National Australia Bank Ltd. (NAB.AU) on Monday cited a deteriorating U.K. economy as it announced writedowns of GBP456 million ($742.1 million) at its Clydesdale and Yorkshire operations.
The job cuts and writedowns are part of a U.K. strategic review by the Australian lender, which has resulted in a narrowing of its focus onto retail and small-business lending in Scotland and Northern England. Most of its British commercial-real-estate portfolio will be transferred to National Australia Bank's balance sheet, and no more such loans will be written, the company said.
Chief Executive Cameron Clyne said there has been "a significant downgrade" in the growth prospects of the U.K. economy in the last six months.
"In addition, the commercial-property market, which had previously seen signs of recovery, has recently experienced a 'double dip' as the recovery stalls and other banks accelerate the reduction in their commercial-real-estate exposures," Mr, Clyne added.
The U.K. economy contracted by 0.2% in the first quarter of 2012, official data showed last week, as European governments struggle to maintain growth while trying to trim massive budget deficits inflated by bank bailouts during the global financial crisis. That followed a 0.3% contraction in the final quarter of 2011.
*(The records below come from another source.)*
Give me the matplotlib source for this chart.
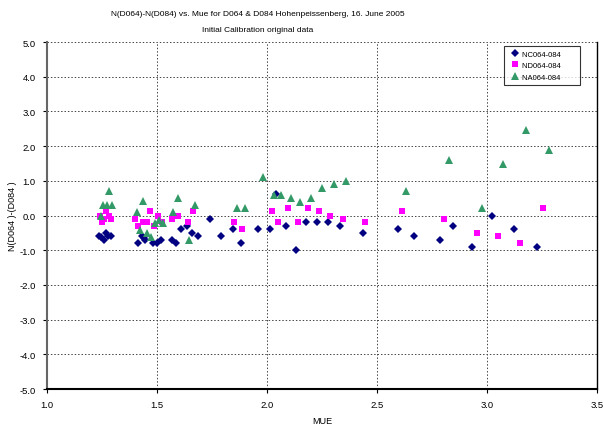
import matplotlib
matplotlib.use('Agg')
from matplotlib import pyplot as plt

plt.rcParams['font.family'] = ['Liberation Sans', 'DejaVu Sans']

# NC064-084 (navy diamonds)
nc_mue = [1.238, 1.247, 1.258, 1.268, 1.279, 1.289, 1.414, 1.430, 1.440, 1.447,
          1.483, 1.501, 1.520, 1.567, 1.586, 1.609, 1.636, 1.659, 1.685, 1.741,
          1.792, 1.847, 1.880, 1.961, 2.012, 2.041, 2.085, 2.133, 2.179, 2.226,
          2.277, 2.332, 2.435, 2.597, 2.670, 2.785, 2.847, 2.933, 3.024, 3.124,
          3.227]
nc_val = [-0.6, -0.63, -0.7, -0.5, -0.6, -0.6, -0.8, -0.6, -0.65, -0.7,
          -0.8, -0.8, -0.7, -0.7, -0.8, -0.4, -0.3, -0.5, -0.6, -0.1,
          -0.6, -0.4, -0.8, -0.4, -0.4, 0.62, -0.3, -1.0, -0.2, -0.2,
          -0.2, -0.3, -0.5, -0.4, -0.6, -0.7, -0.3, -0.9, 0.0, -0.4,
          -0.9]

# ND064-084 (magenta squares)
nd_mue = [1.241, 1.249, 1.261, 1.268, 1.282, 1.291, 1.400, 1.415, 1.435, 1.453,
          1.468, 1.488, 1.505, 1.524, 1.570, 1.594, 1.640, 1.662, 1.851, 1.888,
          2.021, 2.051, 2.095, 2.141, 2.186, 2.236, 2.288, 2.347, 2.447, 2.614,
          2.803, 2.956, 3.050, 3.149, 3.253]
nd_val = [0.0, -0.2, -0.1, 0.14, 0.0, -0.1, -0.1, -0.29, -0.2, -0.2,
          0.12, -0.29, 0.0, -0.2, -0.1, 0.0, -0.2, 0.12, -0.2, -0.39,
          0.12, -0.2, 0.22, -0.2, 0.22, 0.12, 0.0, -0.1, -0.2, 0.12,
          -0.1, -0.5, -0.6, -0.8, 0.22]

# NA064-084 (green triangles)
na_mue = [1.244, 1.253, 1.271, 1.283, 1.294, 1.408, 1.423, 1.438, 1.456, 1.471,
          1.491, 1.511, 1.529, 1.574, 1.597, 1.645, 1.671, 1.862, 1.900, 1.983,
          2.032, 2.062, 2.108, 2.152, 2.200, 2.250, 2.305, 2.361, 2.633, 2.827,
          2.977, 3.074, 3.176, 3.282]
na_val = [0.0, 0.31, 0.31, 0.7, 0.31, 0.11, -0.42, 0.41, -0.5, -0.61,
          -0.22, -0.12, -0.22, 0.11, 0.5, -0.7, 0.3, 0.21, 0.21, 1.1,
          0.6, 0.6, 0.5, 0.4, 0.5, 0.79, 0.9, 0.99, 0.7, 1.59,
          0.21, 1.48, 2.47, 1.89]

fig = plt.figure(figsize=(6.03, 4.27), dpi=100)
ax = fig.add_axes([47/603, 1-390/427, 550/603, 347/427])

ax.plot(nc_mue, nc_val, 'D', color='#000080', markersize=3.8, markeredgewidth=0, label='NC064-084', zorder=3)
ax.plot(nd_mue, nd_val, 's', color='#FF00FF', markersize=4.5, markeredgewidth=0, label='ND064-084', zorder=3)
ax.plot(na_mue, na_val, '^', color='#339966', markersize=5.2, markeredgewidth=0, label='NA064-084', zorder=3)

ax.set_xlim(1.0, 3.5)
ax.set_ylim(-5.0, 5.0)
ax.set_xticks([1.0, 1.5, 2.0, 2.5, 3.0, 3.5])
ax.set_yticks(range(-5, 6))
ax.xaxis.set_major_formatter(matplotlib.ticker.FormatStrFormatter('%.1f'))
ax.yaxis.set_major_formatter(matplotlib.ticker.FormatStrFormatter('%.1f'))
ax.tick_params(labelsize=6.8, length=3, width=0.8, pad=5)
ax.grid(True, linestyle=(0, (1.5, 2)), color='#444444', linewidth=0.7, zorder=0)
ax.spines['top'].set_visible(False)
ax.spines['left'].set_color('#666666')
ax.spines['left'].set_linewidth(1.5)
ax.spines['bottom'].set_linewidth(1.5)
ax.spines['right'].set_linewidth(1.0)

ax.set_xlabel('MUE', fontsize=6.5, labelpad=5)
ax.set_ylabel('N(D064 )-(D084 )', fontsize=6.5)
ax.yaxis.set_label_coords(-0.055, 0.5)

fig.text(258/603, 1-15/427, 'N(D064)-N(D084) vs. Mue for D064 & D084 Hohenpeissenberg, 16. June 2005',
         ha='center', va='center', fontsize=6.0)
fig.text(258/603, 1-31/427, 'Initial Calibration original data', ha='center', va='center', fontsize=6.0)

leg = ax.legend(loc='upper right', bbox_to_anchor=(580/603, 1-47/427), bbox_transform=fig.transFigure,
                fontsize=5.5, frameon=True, fancybox=False, borderaxespad=0, handlelength=1.8,
                handletextpad=0.0, labelspacing=0.55, borderpad=0.55)
for t in leg.get_texts():
    t.set_text(t.get_text() + '       ')
leg.get_frame().set_edgecolor('black')
leg.get_frame().set_linewidth(0.8)

fig.savefig('out.png', dpi=100)
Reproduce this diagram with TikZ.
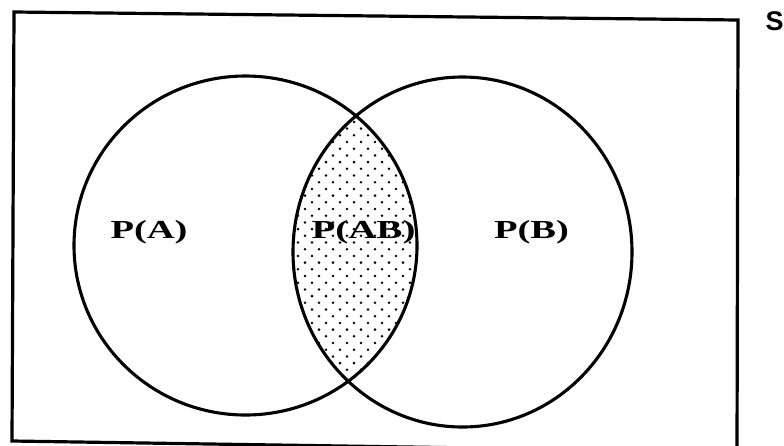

Two consecutive quarters of contraction is the standard definition of a technical recession.
Royal Bank of Scotland Group PLC (RBS) Chief Executive Stephen Hester warned last week that regulatory changes combined with the gloomy U.K. economic outlook could continue to weigh on the government-controlled bank's share price.
"Our shareholders, indeed all bank shareholders, will see value recover less well than hoped for," Hester said.
Acquired by Australia's fourth-largest lender by market value over two decades ago, the Clydesdale and Yorkshire banks have become a blight on its earnings.
National Australia Bank has said its U.K. operations need more scale to compete in the mature British banking market, and it has been mulling whether to sell the two banks or beef up its British operations with acquisitions. It was in the running to acquire over 600 Lloyds branches last year but didn't submit a formal bid on price concerns.
Melbourne-based National Australia Bank said it will incur GBP195 million of restructuring costs, write off GBP141 million of goodwill from Clydesdale Bank, and book an additional GBP120 million impairment charge due to increased protection insurance claims.
It said the moves, which include a reduction of over 1,400 full-time positions by the 2015 financial year, are expected to deliver annual cost savings of about GBP74 million.
James Ellis, a banking analyst at Credit Suisse, said the outcome of the review isn't highly surprising and "in our view quite sensible and pragmatic".
Ellis said the bank has created a pathway to a more sustainable U.K. exposure and possible medium-term divestment, although he noted that it's still holding large risk exposures without additional group provisions.
The bank on Monday reported an unaudited net profit for the six months to March 31 of 2.05 billion Australian dollars ($2.14 billion), which it said is 15.6% below the previous corresponding period. Cash earnings--which smooth out one-off items--rose 5.7% to A$2.82 billion, it said.